— Start —

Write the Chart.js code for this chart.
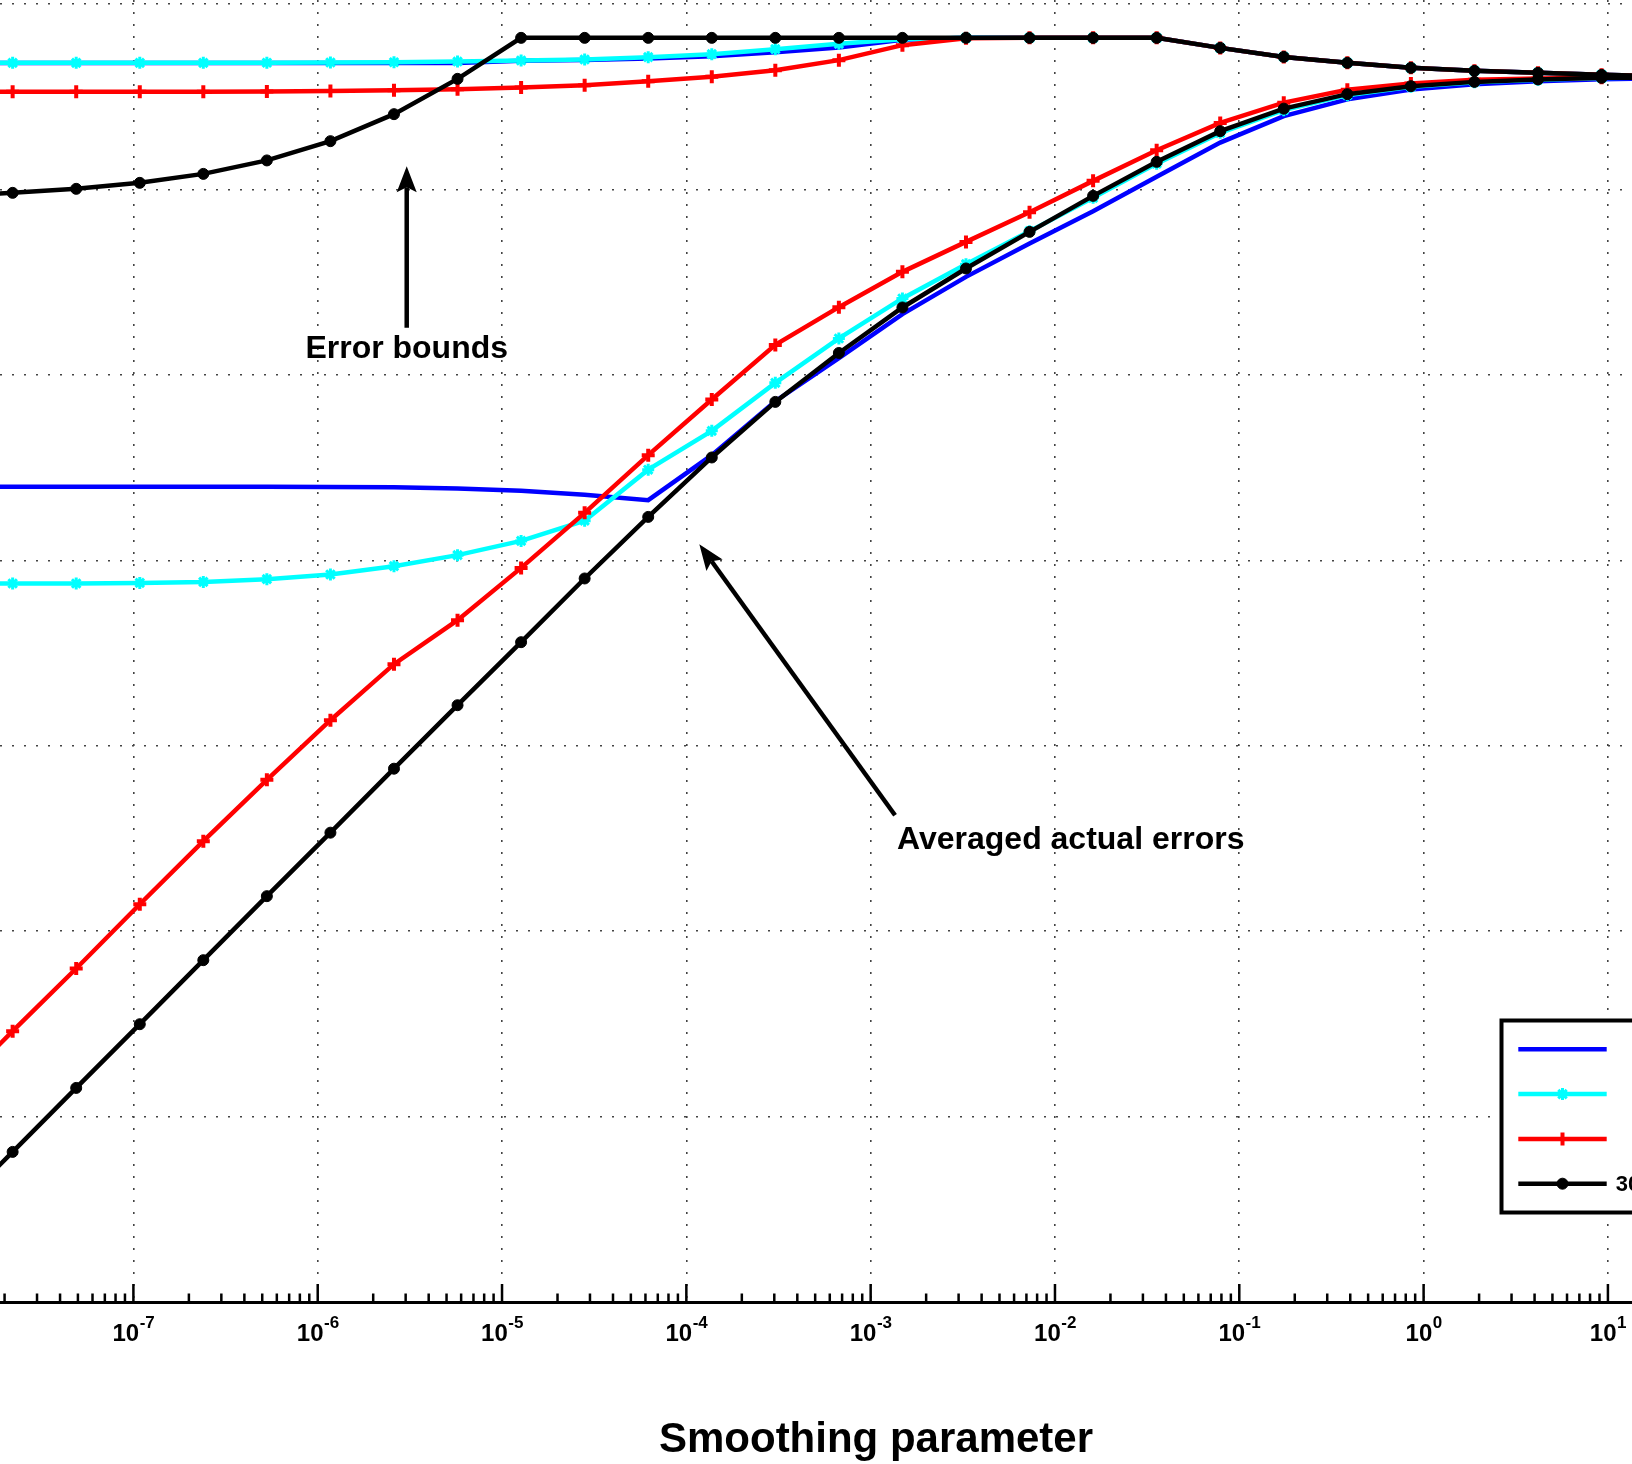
<!doctype html>
<html>

<head>
    <meta charset="utf-8">
    <title>Smoothing parameter</title>
    <script src="https://cdn.jsdelivr.net/npm/chart.js@4.4.1/dist/chart.umd.min.js"></script>
    <style>
        html, body { margin: 0; padding: 0; background: #fff; }
        canvas { display: block; }
    </style>
</head>

<body>
    <canvas id="chart-area" width="1632" height="1464"></canvas>
    <script>
    // smoothing parameter values
    var lambda = [1.000e-8, 2.212e-8, 4.894e-8, 1.083e-7, 2.395e-7, 5.298e-7, 1.172e-6, 2.593e-6, 5.736e-6,
        1.269e-5, 2.807e-5, 6.210e-5, 1.374e-4, 3.039e-4, 6.723e-4, 1.487e-3, 3.290e-3, 7.279e-3,
        0.01610, 0.03562, 0.07880, 0.1743, 0.3857, 0.8532, 1.887, 4.175, 9.237, 20.43];

    // error bounds
    var boundBlue = [0.481, 0.481, 0.481, 0.481, 0.481, 0.481, 0.481, 0.481, 0.481, 0.4958, 0.500, 0.5094, 0.5242, 0.5509,
        0.5839, 0.6435, 0.658, 0.658, 0.658, 0.658, 0.581, 0.5195, 0.4825, 0.4533, 0.4367, 0.426, 0.4156, 0.409];
    var boundCyan = [0.4825, 0.4825, 0.4825, 0.4825, 0.4825, 0.483, 0.4842, 0.486, 0.4902, 0.4969, 0.5031, 0.5177, 0.5374, 0.5719,
        0.6107, 0.6475, 0.658, 0.658, 0.658, 0.658, 0.581, 0.5195, 0.4825, 0.4533, 0.4367, 0.426, 0.4156, 0.409];
    var boundRed = [0.3365, 0.3365, 0.3365, 0.3365, 0.3365, 0.3378, 0.3403, 0.3437, 0.348, 0.3554, 0.3657, 0.3843, 0.4054, 0.4406,
        0.4989, 0.601, 0.655, 0.658, 0.658, 0.658, 0.581, 0.5195, 0.4825, 0.4533, 0.4367, 0.426, 0.4156, 0.409];
    var boundBlack = [0.0927, 0.0960, 0.1009, 0.1087, 0.1215, 0.1436, 0.1824, 0.2551, 0.3955, 0.658, 0.658, 0.658, 0.658, 0.658,
        0.658, 0.658, 0.658, 0.658, 0.658, 0.658, 0.581, 0.5195, 0.4825, 0.4533, 0.4367, 0.426, 0.4156, 0.409];

    // averaged actual errors
    var errBlue = [2.497e-3, 2.497e-3, 2.497e-3, 2.497e-3, 2.497e-3, 2.497e-3, 2.491e-3, 2.476e-3, 2.442e-3, 2.376e-3,
        2.261e-3, 2.112e-3, 3.693e-3, 7.222e-3, 0.01232, 0.02128, 0.03382, 0.0512, 0.07647, 0.1171, 0.1791, 0.2488,
        0.3065, 0.3467, 0.3703, 0.3843, 0.394, 0.399];
    var errCyan = [7.505e-4, 7.505e-4, 7.505e-4, 7.561e-4, 7.656e-4, 7.918e-4, 8.393e-4, 9.305e-4, 1.067e-3, 1.274e-3,
        1.637e-3, 3.084e-3, 4.995e-3, 9.066e-3, 0.01574, 0.02586, 0.03959, 0.05965, 0.0902, 0.138, 0.2022, 0.2681,
        0.323, 0.3589, 0.3796, 0.3916, 0.3999, 0.4019];
    var errRed = [1.304e-6, 2.888e-6, 6.293e-6, 1.398e-5, 3.058e-5, 6.556e-5, 1.374e-4, 2.755e-4, 4.758e-4, 9.11e-4,
        1.804e-3, 3.693e-3, 7.377e-3, 0.01453, 0.02321, 0.03599, 0.05222, 0.07552, 0.1114, 0.1631, 0.2289, 0.2943,
        0.3451, 0.3735, 0.3915, 0.3974, 0.4009, 0.4024];
    var errBlack = [2.921e-7, 6.451e-7, 1.428e-6, 3.150e-6, 6.977e-6, 1.545e-5, 3.399e-5, 7.524e-5, 1.655e-4, 3.621e-4,
        7.987e-4, 1.716e-3, 3.589e-3, 7.159e-3, 0.01314, 0.02312, 0.03753, 0.05913, 0.09247, 0.1411, 0.2065, 0.2732,
        0.327, 0.3612, 0.3809, 0.3926, 0.4005, 0.4019];

    var legendLabels = ['', '', '', '30'];
    var xTicks = [1e-8, 1e-7, 1e-6, 1e-5, 1e-4, 1e-3, 1e-2, 1e-1, 1e0, 1e1, 1e2];
    var yTicks = [1e-7, 1e-6, 1e-5, 1e-4, 1e-3, 1e-2, 1e-1, 1e0];
    var xTitle = 'Smoothing parameter';

    // text arrows, in data coordinates
    var notes = [
        { text: 'Error bounds', tail: [3.04e-6, 0.01795], head: [3.04e-6, 0.1337], at: [3.04e-6, 0.01232], align: 'center' },
        { text: 'Averaged actual errors', tail: [1.356e-3, 4.222e-5], head: [1.176e-4, 1.223e-3], at: [1.39e-3, 2.77e-5], align: 'left' }
    ];

    var FONT = "'Liberation Sans', Arial, Helvetica, sans-serif";

    var points = function(ys) {
        return lambda.map(function(x, i) { return { x: x, y: ys[i] }; });
    };

    var styles = [
        { color: '#0000ff', pointStyle: 'circle', radius: 0, width: 0, order: 4 },
        { color: '#00ffff', pointStyle: 'star', radius: 6, width: 3, order: 3 },
        { color: '#ff0000', pointStyle: 'cross', radius: 6.5, width: 4, order: 2 },
        { color: '#000000', pointStyle: 'circle', radius: 5.5, width: 1, order: 1 }
    ];

    var makeSet = function(label, ys, s) {
        return {
            label: label,
            data: points(ys),
            borderColor: s.color,
            backgroundColor: s.color,
            borderWidth: 4.5,
            pointStyle: s.pointStyle,
            pointRadius: s.radius,
            pointBorderWidth: s.width,
            pointBorderColor: s.color,
            pointBackgroundColor: s.color,
            tension: 0,
            fill: false,
            order: s.order
        };
    };

    var datasets = [
        makeSet('bound', boundBlue, styles[0]), makeSet(legendLabels[0], errBlue, styles[0]),
        makeSet('bound', boundCyan, styles[1]), makeSet(legendLabels[1], errCyan, styles[1]),
        makeSet('bound', boundRed, styles[2]), makeSet(legendLabels[2], errRed, styles[2]),
        makeSet('bound', boundBlack, styles[3]), makeSet(legendLabels[3], errBlack, styles[3])
    ];

    var drawArrow = function(ctx, x0, y0, x1, y1) {
        var dx = x1 - x0, dy = y1 - y0, len = Math.sqrt(dx * dx + dy * dy);
        var ux = dx / len, uy = dy / len, nx = -uy, ny = ux;
        var headLen = 26, headW = 10, notch = 21;
        ctx.beginPath();
        ctx.moveTo(x0, y0);
        ctx.lineTo(x1 - ux * notch, y1 - uy * notch);
        ctx.stroke();
        ctx.beginPath();
        ctx.moveTo(x1, y1);
        ctx.lineTo(x1 - ux * headLen + nx * headW, y1 - uy * headLen + ny * headW);
        ctx.lineTo(x1 - ux * notch, y1 - uy * notch);
        ctx.lineTo(x1 - ux * headLen - nx * headW, y1 - uy * headLen - ny * headW);
        ctx.closePath();
        ctx.fill();
    };

    var decorations = {
        id: 'decorations',
        afterDraw: function(chart) {
            var ctx = chart.ctx, xs = chart.scales.x, ys = chart.scales.y, area = chart.chartArea;
            ctx.save();

            // inward tick marks (major and minor)
            ctx.strokeStyle = '#000';
            ctx.lineWidth = 2.5;
            ctx.beginPath();
            var e0 = Math.floor(Math.log10(xs.min)), e1 = Math.ceil(Math.log10(xs.max));
            for (var e = e0; e <= e1; e++) {
                for (var m = 1; m <= 9; m++) {
                    var v = m * Math.pow(10, e);
                    if (v < xs.min || v > xs.max) continue;
                    var px = xs.getPixelForValue(v);
                    ctx.moveTo(px, area.bottom);
                    ctx.lineTo(px, area.bottom - (m === 1 ? 18 : 8.5));
                }
            }
            ctx.stroke();

            // tick labels 10^n
            ctx.fillStyle = '#000';
            ctx.textBaseline = 'alphabetic';
            ctx.textAlign = 'left';
            xTicks.forEach(function(t) {
                if (t < xs.min || t > xs.max) return;
                var px = xs.getPixelForValue(t);
                var ex = String(Math.round(Math.log10(t)));
                ctx.font = 'bold 24px ' + FONT;
                var wb = ctx.measureText('10').width;
                ctx.font = 'bold 17px ' + FONT;
                var we = ctx.measureText(ex).width;
                var x0 = px - (wb + we) / 2;
                ctx.font = 'bold 24px ' + FONT;
                ctx.fillText('10', x0, area.bottom + 39);
                ctx.font = 'bold 17px ' + FONT;
                ctx.fillText(ex, x0 + wb + 0.5, area.bottom + 25.5);
            });

            // axis title
            ctx.font = 'bold 42px ' + FONT;
            ctx.textAlign = 'center';
            ctx.fillText(xTitle, 876, 1452);

            // annotations
            ctx.strokeStyle = '#000';
            ctx.lineWidth = 4.5;
            notes.forEach(function(n) {
                drawArrow(ctx,
                    xs.getPixelForValue(n.tail[0]), ys.getPixelForValue(n.tail[1]),
                    xs.getPixelForValue(n.head[0]), ys.getPixelForValue(n.head[1]));
                ctx.font = 'bold 32px ' + FONT;
                ctx.textAlign = n.align;
                ctx.fillText(n.text, xs.getPixelForValue(n.at[0]), ys.getPixelForValue(n.at[1]));
            });

            // legend
            var left = 1501.5, top = 1020.5, bottom = 1212.5;
            ctx.fillStyle = '#fff';
            ctx.fillRect(left, top, chart.width, bottom - top);
            ctx.strokeStyle = '#000';
            ctx.lineWidth = 4;
            ctx.strokeRect(left, top, chart.width, bottom - top);
            for (var i = 0; i < 4; i++) {
                var s = styles[i], yy = 1049.3 + i * 44.8;
                ctx.strokeStyle = s.color;
                ctx.fillStyle = s.color;
                ctx.lineWidth = 4.5;
                ctx.beginPath();
                ctx.moveTo(1518.3, yy);
                ctx.lineTo(1606.7, yy);
                ctx.stroke();
                if (s.radius > 0) {
                    ctx.lineWidth = s.width;
                    Chart.helpers.drawPoint(ctx, { pointStyle: s.pointStyle, radius: s.radius, borderWidth: s.width, rotation: 0 }, 1562.5, yy);
                }
                ctx.fillStyle = '#000';
                ctx.font = 'bold 22px ' + FONT;
                ctx.textAlign = 'left';
                ctx.textBaseline = 'middle';
                ctx.fillText(legendLabels[i], 1615.7, yy + 1);
            }
            ctx.restore();
        }
    };

    var keepTicks = function(list) {
        return function(scale) {
            scale.ticks = list.filter(function(v) { return v >= scale.min && v <= scale.max; })
                .map(function(v) { return { value: v }; });
        };
    };

    var config = {
        type: 'line',
        data: { datasets: datasets },
        options: {
            responsive: false,
            animation: false,
            events: [],
            layout: { autoPadding: false, padding: { left: 0, right: 0, top: 0, bottom: 162 } },
            plugins: {
                legend: { display: false },
                tooltip: { enabled: false },
                title: { display: false }
            },
            scales: {
                x: {
                    type: 'logarithmic',
                    min: 1.889e-8,
                    max: 13.51,
                    ticks: { display: false },
                    grid: { color: '#444', lineWidth: 1.6, drawTicks: false },
                    border: { display: true, color: '#000', width: 3, dash: [2, 10] },
                    afterBuildTicks: keepTicks(xTicks)
                },
                y: {
                    type: 'logarithmic',
                    min: 1e-7,
                    max: 1.053,
                    ticks: { display: false },
                    grid: { color: '#444', lineWidth: 1.6, drawTicks: false },
                    border: { display: false, dash: [2, 10] },
                    afterBuildTicks: keepTicks(yTicks)
                }
            }
        },
        plugins: [decorations]
    };

    window.onload = function() {
        var ctx = document.getElementById('chart-area').getContext('2d');
        window.myChart = new Chart(ctx, config);
    };
    </script>
</body>

</html>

— End —

| Instruction |
Make an exact copy of the lines from the top of the material through the line with "4.175, 9.237, 20.43];", pictures excluded.

| Response |
Write the Chart.js code for this chart.
<!doctype html>
<html>

<head>
    <meta charset="utf-8">
    <title>Smoothing parameter</title>
    <script src="https://cdn.jsdelivr.net/npm/chart.js@4.4.1/dist/chart.umd.min.js"></script>
    <style>
        html, body { margin: 0; padding: 0; background: #fff; }
        canvas { display: block; }
    </style>
</head>

<body>
    <canvas id="chart-area" width="1632" height="1464"></canvas>
    <script>
    // smoothing parameter values
    var lambda = [1.000e-8, 2.212e-8, 4.894e-8, 1.083e-7, 2.395e-7, 5.298e-7, 1.172e-6, 2.593e-6, 5.736e-6,
        1.269e-5, 2.807e-5, 6.210e-5, 1.374e-4, 3.039e-4, 6.723e-4, 1.487e-3, 3.290e-3, 7.279e-3,
        0.01610, 0.03562, 0.07880, 0.1743, 0.3857, 0.8532, 1.887, 4.175, 9.237, 20.43];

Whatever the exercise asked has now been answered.